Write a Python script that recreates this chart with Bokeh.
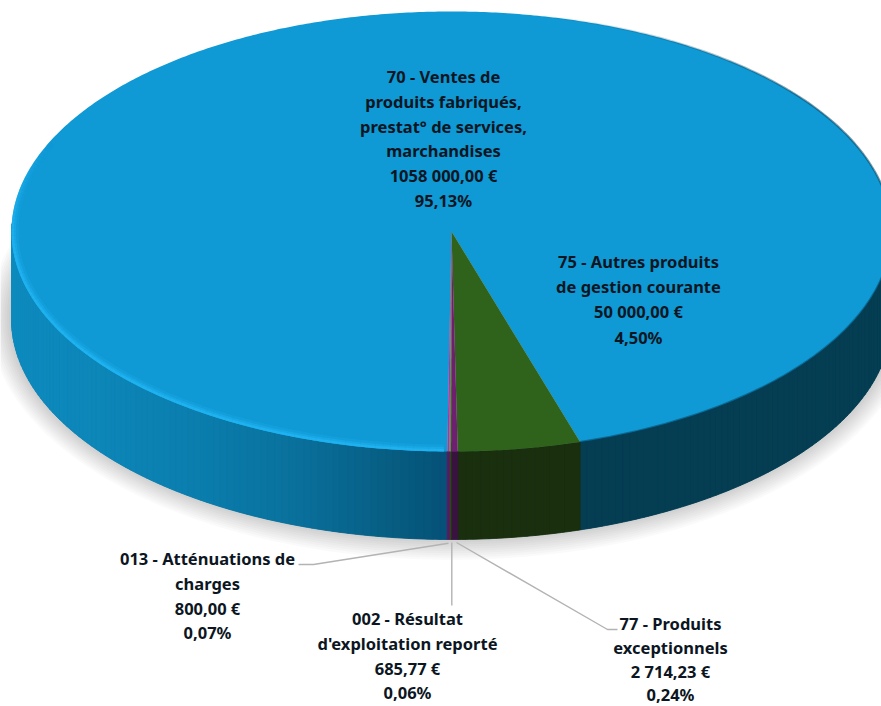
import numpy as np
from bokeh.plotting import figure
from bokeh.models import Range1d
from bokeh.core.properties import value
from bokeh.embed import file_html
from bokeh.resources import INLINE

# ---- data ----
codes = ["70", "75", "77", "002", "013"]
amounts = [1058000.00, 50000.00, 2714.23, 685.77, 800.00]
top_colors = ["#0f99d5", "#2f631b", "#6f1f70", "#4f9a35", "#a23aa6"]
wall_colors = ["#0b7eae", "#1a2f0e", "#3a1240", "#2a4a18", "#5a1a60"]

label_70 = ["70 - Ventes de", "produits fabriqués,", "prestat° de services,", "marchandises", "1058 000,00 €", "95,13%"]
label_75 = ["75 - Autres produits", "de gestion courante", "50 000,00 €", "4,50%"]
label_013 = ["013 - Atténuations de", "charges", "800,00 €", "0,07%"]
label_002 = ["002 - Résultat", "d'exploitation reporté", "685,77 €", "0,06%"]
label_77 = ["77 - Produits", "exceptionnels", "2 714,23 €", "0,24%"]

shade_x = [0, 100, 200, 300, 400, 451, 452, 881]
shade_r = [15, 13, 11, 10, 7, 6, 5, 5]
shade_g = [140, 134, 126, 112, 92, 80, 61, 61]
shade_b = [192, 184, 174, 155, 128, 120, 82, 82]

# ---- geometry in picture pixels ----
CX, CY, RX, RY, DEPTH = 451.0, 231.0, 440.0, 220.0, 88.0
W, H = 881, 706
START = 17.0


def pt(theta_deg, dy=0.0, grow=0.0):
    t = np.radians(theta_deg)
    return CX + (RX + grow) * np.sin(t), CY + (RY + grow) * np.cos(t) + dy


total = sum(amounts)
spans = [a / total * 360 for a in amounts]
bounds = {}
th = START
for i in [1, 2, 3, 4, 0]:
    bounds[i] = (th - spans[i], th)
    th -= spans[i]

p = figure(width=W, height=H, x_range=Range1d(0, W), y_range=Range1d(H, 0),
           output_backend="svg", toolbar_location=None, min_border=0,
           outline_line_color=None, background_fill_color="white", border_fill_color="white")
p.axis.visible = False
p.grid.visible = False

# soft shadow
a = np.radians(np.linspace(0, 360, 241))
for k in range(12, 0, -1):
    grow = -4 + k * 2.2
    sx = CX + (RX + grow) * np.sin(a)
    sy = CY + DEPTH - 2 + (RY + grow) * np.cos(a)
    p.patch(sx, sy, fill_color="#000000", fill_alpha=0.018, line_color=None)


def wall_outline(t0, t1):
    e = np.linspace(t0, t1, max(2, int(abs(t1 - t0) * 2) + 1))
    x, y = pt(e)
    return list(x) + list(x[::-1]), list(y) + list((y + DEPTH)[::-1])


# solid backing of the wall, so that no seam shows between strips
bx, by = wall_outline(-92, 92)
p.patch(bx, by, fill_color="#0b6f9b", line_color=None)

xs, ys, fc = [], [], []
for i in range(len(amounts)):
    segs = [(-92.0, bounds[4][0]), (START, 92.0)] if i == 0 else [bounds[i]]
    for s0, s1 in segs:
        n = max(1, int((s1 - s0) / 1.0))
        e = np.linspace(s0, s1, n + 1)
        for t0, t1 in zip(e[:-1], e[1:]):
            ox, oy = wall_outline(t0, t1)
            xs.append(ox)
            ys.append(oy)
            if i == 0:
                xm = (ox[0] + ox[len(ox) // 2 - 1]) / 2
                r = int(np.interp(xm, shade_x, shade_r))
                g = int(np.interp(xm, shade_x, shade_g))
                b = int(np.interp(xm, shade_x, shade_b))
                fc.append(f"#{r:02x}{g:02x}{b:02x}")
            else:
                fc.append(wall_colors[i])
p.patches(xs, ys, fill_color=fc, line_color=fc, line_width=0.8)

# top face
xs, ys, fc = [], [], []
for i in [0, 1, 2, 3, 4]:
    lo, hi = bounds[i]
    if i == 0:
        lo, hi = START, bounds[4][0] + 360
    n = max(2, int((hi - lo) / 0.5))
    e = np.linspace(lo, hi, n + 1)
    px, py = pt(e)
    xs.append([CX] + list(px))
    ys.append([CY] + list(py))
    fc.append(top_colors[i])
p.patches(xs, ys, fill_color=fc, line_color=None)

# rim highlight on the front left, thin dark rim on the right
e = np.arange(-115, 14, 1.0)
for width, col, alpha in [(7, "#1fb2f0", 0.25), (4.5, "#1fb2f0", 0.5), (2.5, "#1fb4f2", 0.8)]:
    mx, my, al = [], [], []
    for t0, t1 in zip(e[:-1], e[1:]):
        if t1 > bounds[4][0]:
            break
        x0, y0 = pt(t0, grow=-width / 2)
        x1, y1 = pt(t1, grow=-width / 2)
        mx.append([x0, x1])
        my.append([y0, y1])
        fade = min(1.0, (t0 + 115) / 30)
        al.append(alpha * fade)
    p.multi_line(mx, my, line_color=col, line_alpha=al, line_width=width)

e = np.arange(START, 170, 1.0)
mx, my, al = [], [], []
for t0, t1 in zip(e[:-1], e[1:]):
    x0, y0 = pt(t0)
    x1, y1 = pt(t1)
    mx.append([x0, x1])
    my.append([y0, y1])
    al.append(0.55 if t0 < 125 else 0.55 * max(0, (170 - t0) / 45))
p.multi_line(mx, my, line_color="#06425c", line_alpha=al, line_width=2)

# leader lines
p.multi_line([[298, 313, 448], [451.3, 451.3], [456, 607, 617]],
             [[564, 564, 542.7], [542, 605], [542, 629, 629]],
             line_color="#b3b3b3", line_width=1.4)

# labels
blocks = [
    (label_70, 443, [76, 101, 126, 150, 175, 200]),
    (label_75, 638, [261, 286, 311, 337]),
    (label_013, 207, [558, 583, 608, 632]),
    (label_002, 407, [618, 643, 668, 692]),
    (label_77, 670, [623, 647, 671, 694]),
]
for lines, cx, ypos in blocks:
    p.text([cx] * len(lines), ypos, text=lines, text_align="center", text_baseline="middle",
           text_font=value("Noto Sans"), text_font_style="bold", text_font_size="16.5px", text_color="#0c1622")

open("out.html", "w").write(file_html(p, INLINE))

::::::

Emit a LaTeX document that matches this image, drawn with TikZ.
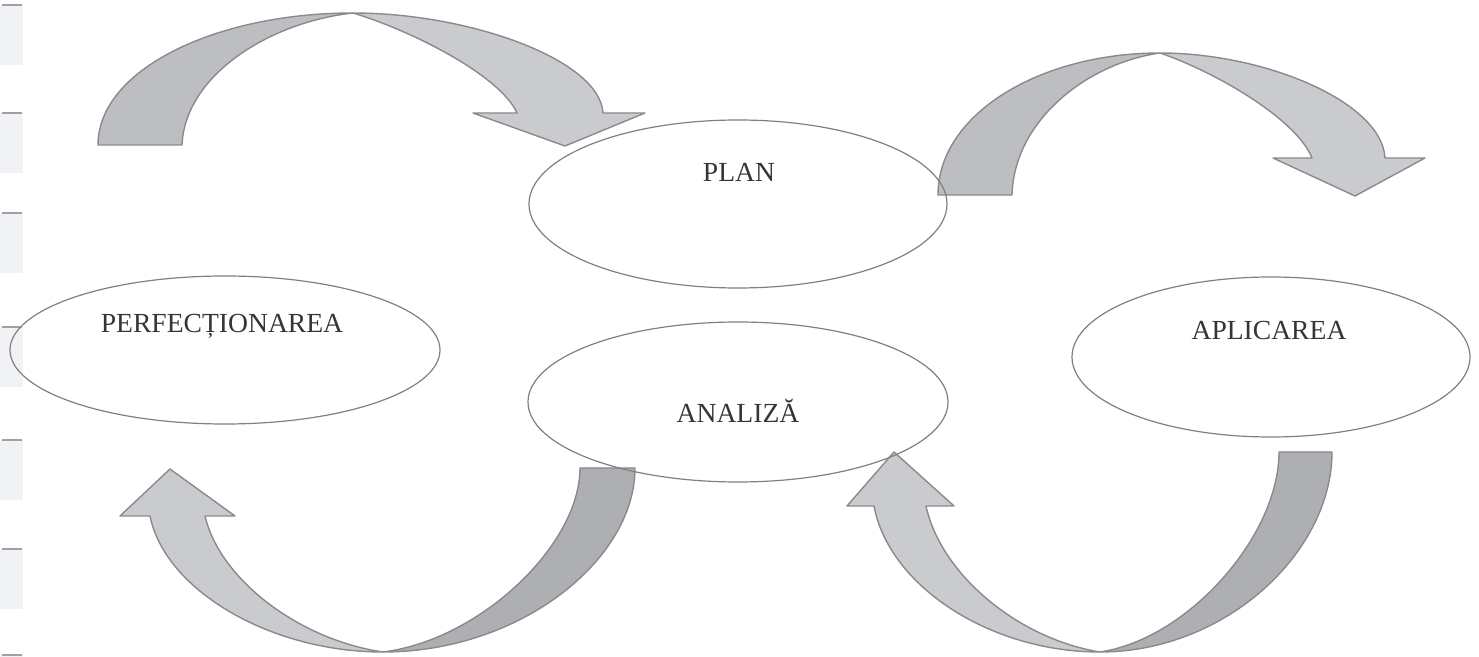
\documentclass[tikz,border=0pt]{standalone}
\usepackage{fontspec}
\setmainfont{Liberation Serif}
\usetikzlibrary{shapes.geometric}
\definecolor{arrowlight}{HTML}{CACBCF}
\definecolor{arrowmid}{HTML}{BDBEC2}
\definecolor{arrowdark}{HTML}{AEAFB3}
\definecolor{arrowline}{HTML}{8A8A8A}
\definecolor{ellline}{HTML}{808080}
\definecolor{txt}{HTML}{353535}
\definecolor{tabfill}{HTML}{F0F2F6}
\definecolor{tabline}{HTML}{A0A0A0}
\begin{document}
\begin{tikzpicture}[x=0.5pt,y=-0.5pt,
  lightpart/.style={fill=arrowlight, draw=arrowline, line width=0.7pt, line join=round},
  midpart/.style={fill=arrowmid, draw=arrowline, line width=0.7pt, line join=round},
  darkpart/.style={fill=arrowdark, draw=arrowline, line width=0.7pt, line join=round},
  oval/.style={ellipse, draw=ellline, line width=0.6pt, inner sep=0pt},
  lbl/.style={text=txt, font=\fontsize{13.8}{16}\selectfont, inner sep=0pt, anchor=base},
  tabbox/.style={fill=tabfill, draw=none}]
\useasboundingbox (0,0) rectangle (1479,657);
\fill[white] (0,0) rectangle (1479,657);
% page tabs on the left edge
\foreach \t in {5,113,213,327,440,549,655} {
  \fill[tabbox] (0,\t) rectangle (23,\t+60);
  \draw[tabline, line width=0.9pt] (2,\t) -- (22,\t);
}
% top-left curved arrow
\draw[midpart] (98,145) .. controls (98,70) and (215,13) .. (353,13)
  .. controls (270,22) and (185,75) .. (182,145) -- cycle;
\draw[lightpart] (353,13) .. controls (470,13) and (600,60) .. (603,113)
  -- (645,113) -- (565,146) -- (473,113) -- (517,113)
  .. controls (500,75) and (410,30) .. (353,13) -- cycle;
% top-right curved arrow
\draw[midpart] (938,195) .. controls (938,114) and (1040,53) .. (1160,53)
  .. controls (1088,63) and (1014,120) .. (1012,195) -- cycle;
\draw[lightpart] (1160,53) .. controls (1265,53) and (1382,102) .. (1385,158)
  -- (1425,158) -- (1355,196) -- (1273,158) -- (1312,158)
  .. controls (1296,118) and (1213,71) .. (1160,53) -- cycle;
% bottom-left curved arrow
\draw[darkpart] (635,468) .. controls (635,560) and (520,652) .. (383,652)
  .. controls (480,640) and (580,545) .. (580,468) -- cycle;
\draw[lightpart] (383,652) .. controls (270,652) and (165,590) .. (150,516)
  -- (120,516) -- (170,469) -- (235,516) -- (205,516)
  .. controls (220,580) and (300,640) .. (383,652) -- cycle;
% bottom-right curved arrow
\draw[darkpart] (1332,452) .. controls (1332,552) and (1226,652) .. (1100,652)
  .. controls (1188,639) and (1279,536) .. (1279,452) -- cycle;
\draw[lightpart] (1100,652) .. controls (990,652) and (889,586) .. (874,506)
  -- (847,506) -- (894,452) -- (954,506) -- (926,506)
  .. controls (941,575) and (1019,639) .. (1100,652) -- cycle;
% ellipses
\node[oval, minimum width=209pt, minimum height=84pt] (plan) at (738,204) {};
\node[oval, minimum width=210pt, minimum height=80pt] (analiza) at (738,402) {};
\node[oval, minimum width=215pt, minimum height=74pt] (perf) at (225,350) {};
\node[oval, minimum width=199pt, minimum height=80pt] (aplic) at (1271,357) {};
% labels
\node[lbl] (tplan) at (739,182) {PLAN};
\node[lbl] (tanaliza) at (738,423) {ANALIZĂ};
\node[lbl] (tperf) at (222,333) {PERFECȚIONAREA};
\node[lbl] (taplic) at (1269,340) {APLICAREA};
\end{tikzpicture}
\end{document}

::::::

• **Directions**: Nothing but the lines from the one with "Write a Python" down to the one with "return CX +" should be printed, both of them included. Leave out the pictures.

• **Task answer**:
Write a Python script that recreates this chart with Bokeh.
import numpy as np
from bokeh.plotting import figure
from bokeh.models import Range1d
from bokeh.core.properties import value
from bokeh.embed import file_html
from bokeh.resources import INLINE

# ---- data ----
codes = ["70", "75", "77", "002", "013"]
amounts = [1058000.00, 50000.00, 2714.23, 685.77, 800.00]
top_colors = ["#0f99d5", "#2f631b", "#6f1f70", "#4f9a35", "#a23aa6"]
wall_colors = ["#0b7eae", "#1a2f0e", "#3a1240", "#2a4a18", "#5a1a60"]

label_70 = ["70 - Ventes de", "produits fabriqués,", "prestat° de services,", "marchandises", "1058 000,00 €", "95,13%"]
label_75 = ["75 - Autres produits", "de gestion courante", "50 000,00 €", "4,50%"]
label_013 = ["013 - Atténuations de", "charges", "800,00 €", "0,07%"]
label_002 = ["002 - Résultat", "d'exploitation reporté", "685,77 €", "0,06%"]
label_77 = ["77 - Produits", "exceptionnels", "2 714,23 €", "0,24%"]

shade_x = [0, 100, 200, 300, 400, 451, 452, 881]
shade_r = [15, 13, 11, 10, 7, 6, 5, 5]
shade_g = [140, 134, 126, 112, 92, 80, 61, 61]
shade_b = [192, 184, 174, 155, 128, 120, 82, 82]

# ---- geometry in picture pixels ----
CX, CY, RX, RY, DEPTH = 451.0, 231.0, 440.0, 220.0, 88.0
W, H = 881, 706
START = 17.0


def pt(theta_deg, dy=0.0, grow=0.0):
    t = np.radians(theta_deg)
    return CX + (RX + grow) * np.sin(t), CY + (RY + grow) * np.cos(t) + dy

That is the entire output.